The movie was never made, but Brautigan was hot—again. Starting with the Hawkline Monster, he came out with a “genre” novel every fall for four years, the others being Willard and his Bowling Trophies, Sombrero Fallout and Dreaming of Babylon. I enjoyed them all, although none more than The Hawkline Monster.
Brautigan had one more commercial success, The Tokyo-Montana Express, in 1980. But he was sliding out of fashion. His sales nadir was the 1982 novel So the Wind Won’t Blow It All Away.
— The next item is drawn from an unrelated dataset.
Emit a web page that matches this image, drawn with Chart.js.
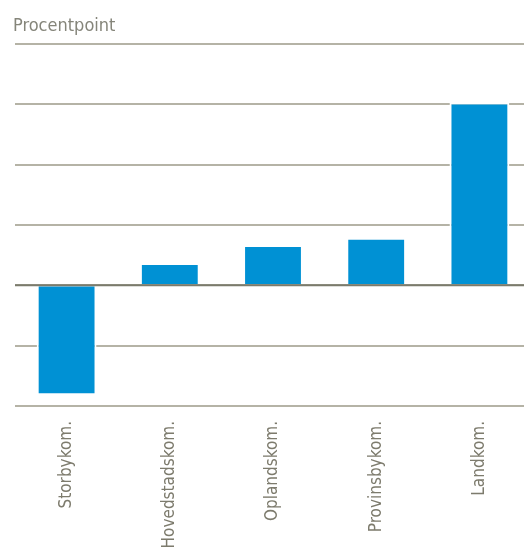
<!DOCTYPE html>
<html lang="da">
<head>
  <meta charset="UTF-8" />
  <title>Procentpoint</title>
  <script src="https://cdn.jsdelivr.net/npm/chart.js"></script>
  <style>
    html, body {
      margin: 0;
      padding: 0;
      background: #ffffff;
      overflow: hidden;
    }
    .chart-container {
      width: 531px;
      height: 551px;
    }
  </style>
</head>
<body>
  <div class="chart-container">
    <canvas id="barChart"></canvas>
  </div>

  <script>
    const categories = ['Storbykom.', 'Hovedstadskom.', 'Oplandskom.', 'Provinsbykom.', 'Landkom.'];
    const values = [-1.82, 0.37, 0.67, 0.79, 3.03];
    const yMin = -2;
    const yMax = 4;

    const fontFamily = "'DejaVu Sans Condensed', 'Liberation Sans Narrow', 'Liberation Sans', sans-serif";

    // zero line drawn on top of the bars
    const zeroLine = {
      id: 'zeroLine',
      afterDatasetsDraw(chart) {
        const { ctx, chartArea, scales } = chart;
        const y = scales.y.getPixelForValue(0);
        ctx.save();
        ctx.strokeStyle = '#7b7b6c';
        ctx.lineWidth = 2;
        ctx.beginPath();
        ctx.moveTo(chartArea.left, y);
        ctx.lineTo(chartArea.right, y);
        ctx.stroke();
        ctx.restore();
      }
    };

    new Chart(document.getElementById('barChart'), {
      type: 'bar',
      data: {
        labels: categories,
        datasets: [{
          data: values,
          backgroundColor: '#0091d4',
          borderColor: '#ffffff',
          borderWidth: 2,
          borderSkipped: 'start',
          barPercentage: 0.58,
          categoryPercentage: 1
        }]
      },
      options: {
        responsive: true,
        maintainAspectRatio: false,
        animation: false,
        layout: { padding: { left: 13, right: 0, top: 0, bottom: 0 } },
        plugins: {
          legend: { display: false },
          tooltip: { enabled: false },
          title: {
            display: true,
            text: 'Procentpoint',
            align: 'start',
            color: '#85857a',
            font: { family: fontFamily, size: 18, weight: 'normal', lineHeight: 1.2 },
            padding: { top: 16, bottom: 6.4 }
          }
        },
        scales: {
          x: {
            grid: { display: false },
            border: { display: false },
            ticks: {
              color: '#7d7b6d',
              font: { family: fontFamily, size: 17 },
              minRotation: 90,
              maxRotation: 90,
              padding: 7
            },
            afterFit(scale) { scale.height = 145; }
          },
          y: {
            min: yMin,
            max: yMax,
            grid: {
              color: '#b5b3a6',
              lineWidth: 2,
              drawTicks: false
            },
            border: { display: false },
            ticks: { display: false, stepSize: 1 },
            afterFit(scale) { scale.width = 2; }
          }
        }
      },
      plugins: [zeroLine]
    });
  </script>
</body>
</html>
In 1984, at age 49, he blew his brains out in Bolinas, California.
Like many fans, I asked the same one-word question Brautigan had asked Charles Gaines: Why? Was it depression over his declining fortunes? Other writers have experienced all that, and managed to come back—look at Edward Albee. But here’s one clue: As Hjortsberg vividly portrays, Brautigan was an alcoholic, a falling-down drunk. He could be terribly cruel when ossified. And he enjoyed shooting up his kitchen with a gun.
But he continued writing. A new novel appeared years after his death: An Unfortunate Woman, about a dead woman whom we never meet and is never seen. It definitely has Brautigan’s tone—a subdued version of it. It’s one of the saddest books I’ve read. If there’s anything sadder, it’s You Can’t Catch Death, a memoir written by Brautigan’s daughter Ianthe. She loved him fiercely, although he wasn’t much of a father.
It’s too bad about his drinking. There was help available, and it might have saved Brautigan, but that’s easy to say from the outside. Artists are entitled to be complex. And as I enjoy these novels once more, I am reminded of just what an artist Richard Brautigan was.